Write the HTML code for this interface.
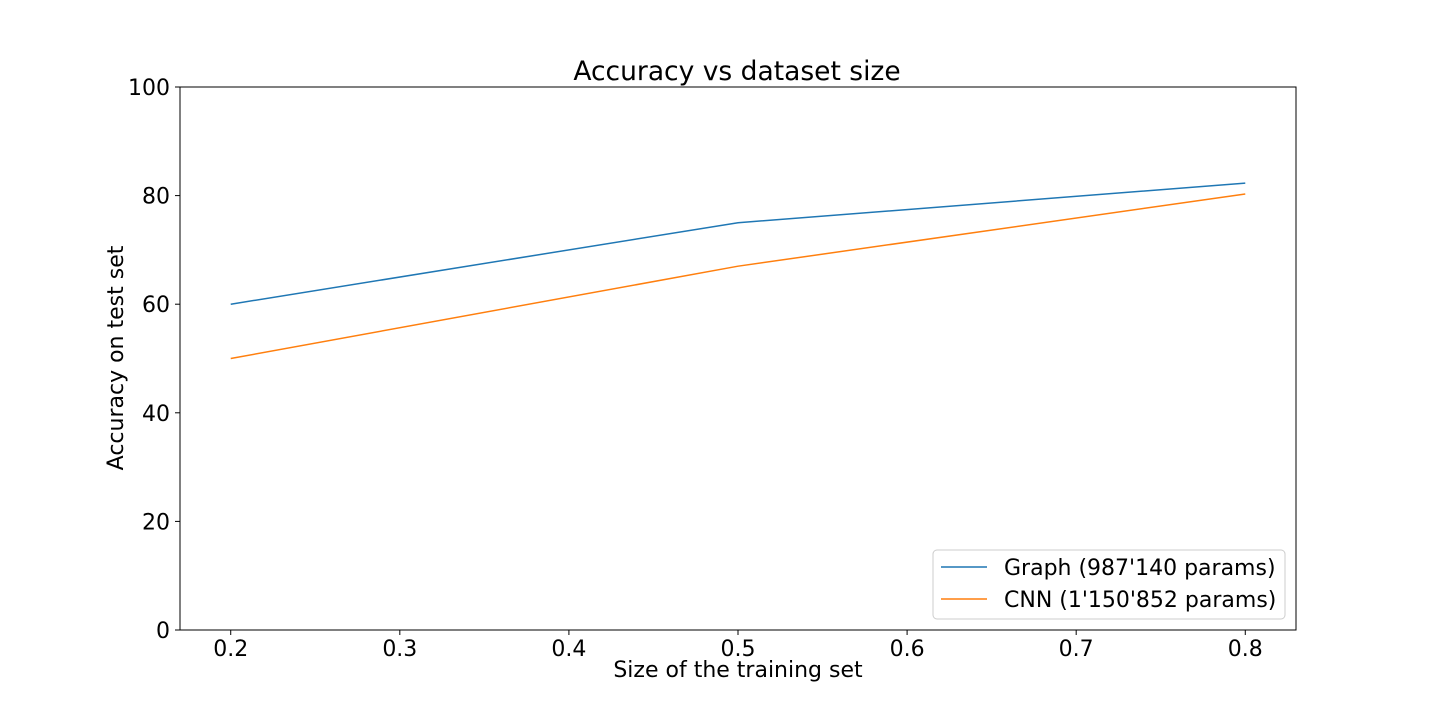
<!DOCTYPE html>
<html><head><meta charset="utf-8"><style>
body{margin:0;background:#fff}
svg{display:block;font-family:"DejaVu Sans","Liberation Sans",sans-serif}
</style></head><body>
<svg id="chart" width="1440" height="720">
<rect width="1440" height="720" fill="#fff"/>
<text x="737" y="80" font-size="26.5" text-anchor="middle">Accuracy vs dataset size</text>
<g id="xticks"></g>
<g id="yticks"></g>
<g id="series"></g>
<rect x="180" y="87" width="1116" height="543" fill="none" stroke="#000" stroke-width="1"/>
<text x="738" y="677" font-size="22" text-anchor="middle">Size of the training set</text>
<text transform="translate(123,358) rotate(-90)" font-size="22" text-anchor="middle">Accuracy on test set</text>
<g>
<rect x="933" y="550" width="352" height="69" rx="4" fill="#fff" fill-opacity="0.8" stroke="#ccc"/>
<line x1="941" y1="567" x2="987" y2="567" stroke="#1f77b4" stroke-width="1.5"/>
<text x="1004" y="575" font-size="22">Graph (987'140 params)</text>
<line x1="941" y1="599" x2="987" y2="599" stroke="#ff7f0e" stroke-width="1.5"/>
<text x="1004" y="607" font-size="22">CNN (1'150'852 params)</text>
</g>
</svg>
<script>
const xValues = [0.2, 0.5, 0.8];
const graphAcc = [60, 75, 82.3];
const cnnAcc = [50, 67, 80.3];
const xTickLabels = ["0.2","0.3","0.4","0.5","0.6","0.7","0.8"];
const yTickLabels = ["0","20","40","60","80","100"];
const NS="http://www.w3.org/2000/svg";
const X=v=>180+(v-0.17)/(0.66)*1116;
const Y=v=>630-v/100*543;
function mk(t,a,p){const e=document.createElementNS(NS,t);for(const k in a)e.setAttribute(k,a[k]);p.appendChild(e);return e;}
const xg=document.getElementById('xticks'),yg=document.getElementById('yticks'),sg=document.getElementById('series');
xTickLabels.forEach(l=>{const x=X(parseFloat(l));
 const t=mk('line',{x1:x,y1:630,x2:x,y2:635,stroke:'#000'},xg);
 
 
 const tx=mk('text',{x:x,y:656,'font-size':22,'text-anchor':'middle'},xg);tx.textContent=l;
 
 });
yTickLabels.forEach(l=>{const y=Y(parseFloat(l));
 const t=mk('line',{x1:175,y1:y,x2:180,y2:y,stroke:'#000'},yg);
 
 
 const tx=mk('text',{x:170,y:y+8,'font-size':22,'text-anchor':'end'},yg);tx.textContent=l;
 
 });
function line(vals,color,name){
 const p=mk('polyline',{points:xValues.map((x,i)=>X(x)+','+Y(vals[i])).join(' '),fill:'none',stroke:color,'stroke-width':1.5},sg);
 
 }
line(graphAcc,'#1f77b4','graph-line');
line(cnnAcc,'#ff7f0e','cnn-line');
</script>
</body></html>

+ + + +

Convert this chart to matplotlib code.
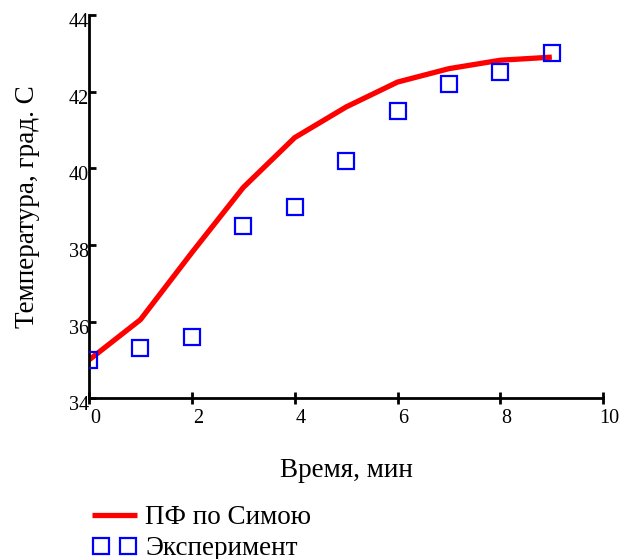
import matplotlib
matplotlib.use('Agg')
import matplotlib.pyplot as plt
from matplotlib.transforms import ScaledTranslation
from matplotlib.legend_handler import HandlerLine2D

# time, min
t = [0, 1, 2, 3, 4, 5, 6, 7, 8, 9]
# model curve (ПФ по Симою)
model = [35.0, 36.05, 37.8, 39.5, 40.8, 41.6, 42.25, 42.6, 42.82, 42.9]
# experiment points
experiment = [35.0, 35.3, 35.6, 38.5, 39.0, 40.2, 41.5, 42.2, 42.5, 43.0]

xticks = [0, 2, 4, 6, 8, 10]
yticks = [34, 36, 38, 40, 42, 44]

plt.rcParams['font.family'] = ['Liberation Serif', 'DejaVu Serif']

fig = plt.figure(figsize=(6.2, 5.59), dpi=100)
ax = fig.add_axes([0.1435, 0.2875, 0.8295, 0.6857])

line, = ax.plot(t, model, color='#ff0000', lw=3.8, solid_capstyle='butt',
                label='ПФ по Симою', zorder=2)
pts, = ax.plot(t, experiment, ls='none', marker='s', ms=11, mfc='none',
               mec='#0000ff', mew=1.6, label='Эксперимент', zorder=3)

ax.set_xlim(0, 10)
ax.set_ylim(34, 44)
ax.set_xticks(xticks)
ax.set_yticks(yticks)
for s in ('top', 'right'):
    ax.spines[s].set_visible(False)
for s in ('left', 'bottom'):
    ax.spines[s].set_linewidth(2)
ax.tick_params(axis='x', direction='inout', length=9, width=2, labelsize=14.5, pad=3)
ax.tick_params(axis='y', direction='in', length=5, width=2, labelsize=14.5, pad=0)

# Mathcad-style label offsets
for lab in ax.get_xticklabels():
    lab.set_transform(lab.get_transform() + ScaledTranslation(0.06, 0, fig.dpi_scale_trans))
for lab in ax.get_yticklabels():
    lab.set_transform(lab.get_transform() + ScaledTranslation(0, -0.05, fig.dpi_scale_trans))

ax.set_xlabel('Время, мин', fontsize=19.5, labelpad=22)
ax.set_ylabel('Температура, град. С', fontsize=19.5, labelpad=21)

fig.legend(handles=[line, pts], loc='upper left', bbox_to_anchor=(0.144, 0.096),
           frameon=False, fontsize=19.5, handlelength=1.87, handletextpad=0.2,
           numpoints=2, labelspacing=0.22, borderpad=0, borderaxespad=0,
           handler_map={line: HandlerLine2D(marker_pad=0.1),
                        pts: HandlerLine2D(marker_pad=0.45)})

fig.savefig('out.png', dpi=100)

+ + + +

Look through the data and gather every line with the string "this" in it.

Write the HTML code for this interface.
Convert this chart to matplotlib code.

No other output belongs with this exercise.